Saddled with a presidential candidate who they never wanted, they must now go forward and try to compete in November, in order to avoid a major meltdown. 

With the control of the Senate and the House at stake, the Republican Party is at its lowest point in many years.

Despite the headache of the Republicans, the Democrats have some serious issues to resolve that could affect their fate for many years to come. 

Hillary Clinton must find a suitable candidate for vice president and despite the fact that many names are being floated; she will have a tough time finding the right person. 

Her selection process is made much more difficult because she may not be able to get any viable candidate from the U.S. Senate.
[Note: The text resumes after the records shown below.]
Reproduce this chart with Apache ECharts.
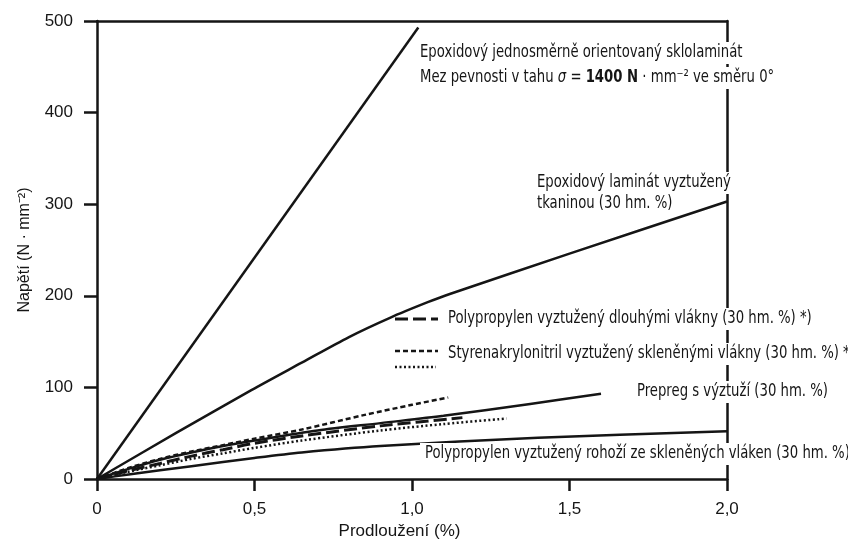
<!DOCTYPE html>
<html>
<head>
<meta charset="utf-8">
<script src="https://cdn.jsdelivr.net/npm/echarts@6/dist/echarts.min.js"></script>
<style>
  html, body { margin: 0; padding: 0; background: #fff; }
  #main { width: 848px; height: 545px; }
</style>
</head>
<body>
<div id="main"></div>
<script>
// [elongation %, stress N/mm2]
var uniGlass = [[0, 0], [1.02, 493]];
var wovenEpoxy = [[0, 0], [0.25, 50], [0.49, 97], [0.65, 127], [0.8, 155], [0.93, 176], [1.05, 193], [1.12, 202], [1.5, 246], [2.0, 303]];
var prepreg = [[0, 0], [0.1, 11], [0.2, 21], [0.3, 29], [0.4, 36], [0.5, 42], [0.7, 53], [0.9, 61], [1.1, 69], [1.375, 82], [1.6, 93]];
var ppLongFibre = [[0, 0], [0.1, 9], [0.2, 17], [0.3, 25], [0.4, 32], [0.5, 39], [0.65, 47], [0.9, 58], [1.16, 67]];
var sanGlass = [[0, 0], [0.1, 12], [0.2, 22], [0.3, 30], [0.4, 37], [0.5, 44], [0.65, 54], [0.85, 70], [1.0, 81], [1.115, 89]];
var dotted = [[0, 0], [0.1, 8], [0.2, 15], [0.3, 22], [0.4, 28], [0.5, 34], [0.65, 42], [0.9, 53], [1.1, 60], [1.3, 66]];
var ppMat = [[0, 0], [0.1, 5], [0.3, 14], [0.5, 23], [0.65, 29], [0.9, 36], [1.4, 45], [2.0, 52]];

var xTicks = ['0', '0,5', '1,0', '1,5', '2,0'];
var xName = 'Prodloužení (%)';
var yName = 'Napětí (N · mm⁻²)';

var labels = [
    { text: 'Epoxidový jednosměrně orientovaný sklolaminát', x: 420, y: 53 },
    { text: 'Mez pevnosti v tahu {i|σ} = {b|1400 N} · mm⁻² ve směru 0°', x: 420, y: 78 },
    { text: 'Epoxidový laminát vyztužený', x: 537, y: 183 },
    { text: 'tkaninou (30 hm. %)', x: 537, y: 204 },
    { text: 'Polypropylen vyztužený dlouhými vlákny (30 hm. %) *)', x: 448, y: 319 },
    { text: 'Styrenakrylonitril vyztužený skleněnými vlákny (30 hm. %) *)', x: 448, y: 354 },
    { text: 'Prepreg s výztuží (30 hm. %)', x: 637, y: 392 },
    { text: 'Polypropylen vyztužený rohoží ze skleněných vláken (30 hm. %)', x: 425, y: 454 }
];

var ink = '#151515';
var font = '"DejaVu Sans Condensed", "Liberation Sans", sans-serif';
var squeeze = 0.865;

var ctx = document.createElement('canvas').getContext('2d');
function textWidth(s) {
    ctx.font = '17px ' + font;
    var plain = s.replace(/\{i\|([^}]*)\}/g, '$1').replace(/\{b\|([^}]*)\}/g, '$1');
    return ctx.measureText(plain).width + 12;
}

function curve(data, dash, w) {
    return {
        type: 'line',
        data: data,
        showSymbol: false,
        smooth: 0.3,
        lineStyle: { color: ink, width: w || 2.5, type: dash || 'solid', cap: 'butt' },
        z: 3
    };
}

// labels sit on their own layer so their white boxes break the frame line
var elements = [];
labels.forEach(function (l) {
    var w = textWidth(l.text) * squeeze;
    elements.push({
        type: 'rect',
        zlevel: 1, z: 1,
        shape: { x: l.x - 5, y: l.y - 11, width: w + 4, height: 22 },
        style: { fill: '#fff' }
    });
    elements.push({
        type: 'text',
        zlevel: 1, z: 2,
        x: l.x,
        y: l.y,
        scaleX: squeeze,
        style: {
            text: l.text,
            font: '17px ' + font,
            fill: ink,
            verticalAlign: 'middle',
            rich: {
                i: { font: 'italic 17px ' + font, fill: ink },
                b: { font: 'bold 17px ' + font, fill: ink }
            }
        }
    });
});
// legend keys for the three broken-line curves
elements.push(
    { type: 'line', zlevel: 1, z: 2, shape: { x1: 395, y1: 319, x2: 438, y2: 319 }, style: { stroke: ink, lineWidth: 3, lineDash: [13, 5] } },
    { type: 'line', zlevel: 1, z: 2, shape: { x1: 395, y1: 351, x2: 438, y2: 351 }, style: { stroke: ink, lineWidth: 2.5, lineDash: [5, 3] } },
    { type: 'line', zlevel: 1, z: 2, shape: { x1: 395, y1: 367, x2: 436, y2: 367 }, style: { stroke: ink, lineWidth: 2.5, lineDash: [2, 2.5] } }
);

var frameAxis = {
    type: 'value',
    axisLine: { onZero: false, lineStyle: { color: ink, width: 2.5 } },
    axisTick: { show: false }, axisLabel: { show: false }, splitLine: { show: false }
};

var myChart = echarts.init(document.getElementById('main'));
var option = {
    backgroundColor: '#fff',
    animation: false,
    grid: { left: 97, right: 121, top: 21, bottom: 66 },
    xAxis: [{
        type: 'value',
        min: 0, max: 2, interval: 0.5,
        name: xName,
        nameLocation: 'middle',
        nameGap: 42,
        nameTextStyle: { fontFamily: 'Liberation Sans', fontSize: 17, color: ink, padding: [0, 25, 0, 0] },
        axisLine: { lineStyle: { color: ink, width: 2.5 } },
        axisTick: { length: 12, lineStyle: { color: ink, width: 2.5 } },
        axisLabel: {
            margin: 22, fontFamily: 'Liberation Sans', fontSize: 17, color: ink,
            formatter: function (v) { return xTicks[Math.round(v / 0.5)]; }
        },
        splitLine: { show: false }
    }, Object.assign({ position: 'top', min: 0, max: 2 }, frameAxis)],
    yAxis: [{
        type: 'value',
        min: 0, max: 500, interval: 100,
        name: yName,
        nameLocation: 'middle',
        nameGap: 64,
        nameTextStyle: { fontFamily: 'Liberation Sans', fontSize: 16, color: ink },
        axisLine: { lineStyle: { color: ink, width: 2.5 } },
        axisTick: { length: 13, lineStyle: { color: ink, width: 2.5 } },
        axisLabel: { margin: 24, fontFamily: 'Liberation Sans', fontSize: 17, color: ink },
        splitLine: { show: false }
    }, Object.assign({ position: 'right', min: 0, max: 500 }, frameAxis)],
    series: [
        curve(uniGlass),
        curve(wovenEpoxy),
        curve(prepreg),
        curve(ppLongFibre, [13, 5], 3),
        curve(sanGlass, [5, 3]),
        curve(dotted, [2, 2.5]),
        curve(ppMat)
    ],
    graphic: { elements: elements }
};
myChart.setOption(option);
</script>
</body>
</html>
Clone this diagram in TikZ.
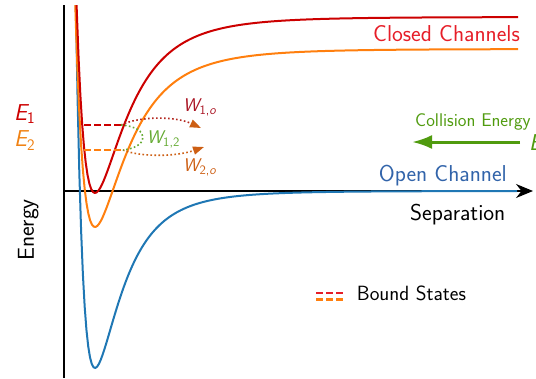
\documentclass[tikz,border=0pt]{standalone}
\usepackage{fontspec}
\usetikzlibrary{arrows.meta}
\definecolor{redc}{RGB}{204,0,0}
\definecolor{orangec}{RGB}{255,127,14}
\definecolor{bluec}{RGB}{31,119,180}
\definecolor{closedtxt}{RGB}{230,30,40}
\definecolor{opentxt}{RGB}{50,100,170}
\definecolor{greenc}{RGB}{80,155,15}
\definecolor{wgreen}{RGB}{100,170,50}
\definecolor{wred}{RGB}{170,20,35}
\definecolor{worange}{RGB}{205,95,20}
\definecolor{eorange}{RGB}{240,130,20}
\tikzset{
  curve/.style={line width=2pt, line join=round},
  lbl/.style={inner sep=0pt},
  bigtxt/.style={font=\sffamily\fontsize{23}{27}\selectfont},
  midtxt/.style={font=\sffamily\fontsize{18.4}{22}\selectfont},
  legtxt/.style={font=\sffamily\fontsize{20.6}{24}\selectfont},
  bound/.style={line width=2pt, dash pattern=on 7pt off 3pt},
  coup/.style={line width=1.6pt, dash pattern=on 1.6pt off 2.4pt},
}
\begin{document}
\begin{tikzpicture}[x=1pt,y=-1pt]
\useasboundingbox (0,0) rectangle (536,378);
% axes
\coordinate (ytop) at (64,5);
\coordinate (ybot) at (64,378);
\coordinate (xleft) at (64,191);
\coordinate (xright) at (533,191);
\draw[line width=1.3pt] (ytop) -- (ybot);
\draw[line width=1.3pt, -{Stealth[length=17pt,width=14pt]}] (xleft) -- (xright);
% potential curves
\begin{scope}
\clip (64,5) rectangle (518,378);
\draw[curve, bluec] plot[domain=74:517, samples=250] (\x, {191 - 177*((139/(\x+44))^12 - 2*(139/(\x+44))^6)});
\draw[curve, orangec] plot[domain=74:520, samples=250] (\x, {49 - 178*((168/(\x+73))^12 - 2*(168/(\x+73))^6)});
\draw[curve, redc] plot[domain=75:520, samples=250] (\x, {17 - 176*((165/(\x+70))^12 - 2*(165/(\x+70))^6)});
\end{scope}
% channel labels
\node[lbl, bigtxt, text=closedtxt, anchor=base east] (closed) at (520,41.7) {Closed Channels};
\node[lbl, bigtxt, text=opentxt, anchor=base east] (open) at (507,181.7) {Open Channel};
\node[lbl, bigtxt, anchor=base west] (sep) at (410,220) {Separation};
\node[lbl, bigtxt, rotate=90, anchor=base] (energy) at (34,230) {Energy};
% bound state energies
\node[lbl, bigtxt, text=redc, anchor=base west] (e1) at (14,120) {\itshape E\textsubscript{\upshape 1}};
\node[lbl, bigtxt, text=eorange, anchor=base west] (e2) at (14,146.7) {\itshape E\textsubscript{\upshape 2}};
\coordinate (b1l) at (84,125);
\coordinate (b1r) at (121,125);
\coordinate (b2l) at (84,150);
\coordinate (b2r) at (123,150);
\draw[bound, redc] (b1l) -- (b1r);
\draw[bound, orangec] (b2l) -- (b2r);
% couplings
\coordinate (t1) at (201,128);
\coordinate (t2) at (204,147);
\draw[coup, wred!75!worange, -{Triangle[length=11pt,width=8pt,color=worange]}] (b1r) .. controls (140,116) and (175,116) .. (t1);
\draw[coup, worange, -{Triangle[length=11pt,width=8pt,color=worange]}] (b2r) .. controls (140,157) and (175,157) .. (t2);
\draw[coup, wgreen] (b1r) .. controls (150,127) and (150,147) .. (b2r);
\node[lbl, midtxt, text=wred, anchor=base west] (w1o) at (183,111.7) {\itshape W\textsubscript{\upshape 1,\itshape o}};
\node[lbl, midtxt, text=wgreen, anchor=base west] (w12) at (146.7,143.3) {\itshape W\textsubscript{\upshape 1,2}};
\node[lbl, midtxt, text=worange, anchor=base west] (w2o) at (183,171.7) {\itshape W\textsubscript{\upshape 2,\itshape o}};
% collision energy
\node[lbl, midtxt, text=greenc, anchor=base west] (coll) at (415,126.7) {Collision Energy};
\node[lbl, bigtxt, text=greenc, anchor=base west] (ec) at (529,150) {\itshape E};
\coordinate (ga) at (520,142);
\coordinate (gb) at (412,142);
\draw[line width=3pt, greenc, -{Latex[length=20pt,width=14pt]}] (ga) -- (gb);
% legend
\coordinate (l1a) at (316,293);
\coordinate (l1b) at (346,293);
\coordinate (l2a) at (316,299.5);
\coordinate (l2b) at (346,299.5);
\draw[bound, closedtxt, line width=2.4pt] (l1a) -- (l1b);
\draw[bound, orangec, line width=2.4pt] (l2a) -- (l2b);
\node[lbl, legtxt, anchor=base west] (leg) at (356.7,300.7) {Bound States};
\end{tikzpicture}
\end{document}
The problem with adding any sitting senator is that most of the good choices represent states that have Republican governors. If she were to pick a senator from a red state, more than likely the governor of that state would pick a Republican to replace him or her. 

With a very tight Senate race expected in November, every Democratic senator is needed for a hoped for majority. 

The dilemma that the Democrats face is the fact that there are not many hot prospects available to fill the No.2 spot. 

Yes, there are some attractive Hispanic public officials and one or two African-American prospects, but almost all of them have never been in any highly visible contest and there is some doubt that they have the charisma to help get votes for the ticket. 

And, remember, they also have to be good enough to take over the country, if the president steps down.

It looks like the Republicans are in just as bad shape when it comes to Mr. Trump picking his vice president. 

Having a choice between Chris Christie, Newt Gingrich, Ted Cruz or Marco Rubio, isn’t much of a choice. 

Christie can’t deliver New Jersey, as he currently has the worst approval ratings of any governor in his state’s history. 

Newt Gingrich isn’t loved by many of the long-time politicians and hasn’t the kind of charm that nasty Mr. Trump needs. 

Luckily, there are dozens of retired generals available who would love to be a Trump running mate.

Beyond the question of who will be in the second spot, is the bigger problem of who represents the future of either national party. 

The Democrats and the Republicans have a host of officials who are long-time members of AARP. 

Paul Ryan may be the future golden boy, but his lukewarm endorsement of Trump followed by a more tepid response to Trump’s attack on a federal judge, may hurt him in the long run. 

Just think if Bernie Sanders was 50 years old his age could have helped him.

The two political parties have another problem. 

With or without Donald Trump, the Republicans have been a fractured party, with faction upon faction. 

Conservatives, die-hard conservatives, Tea Party devotees, evangelicals and a lot of angry white men, don’t exactly add up to a unified anything. 

There is nothing than can happen between now and November that can put the GOP Humpty Dumpty together again. 

After Election Day, who can you point to in the second tier of Democrats, who will be helping build the next decade of leadership?  

Corey Booker and Chuck Schumer will be dominating the national stage, but there needs to be a much deeper bench of prospects to keep the party alive. 

The November election may produce a new crop of attractive prospects, but they will need a few years to learn the ropes.

It’s very clear that both parties, faced with aging pains, and crushing national issues, are in for a very big challenge. 

All those people who turned out at the polls for the first time this year are expecting a lot of new leadership and if they don’t get it, there will be two very dysfunctional parties in a lot of trouble.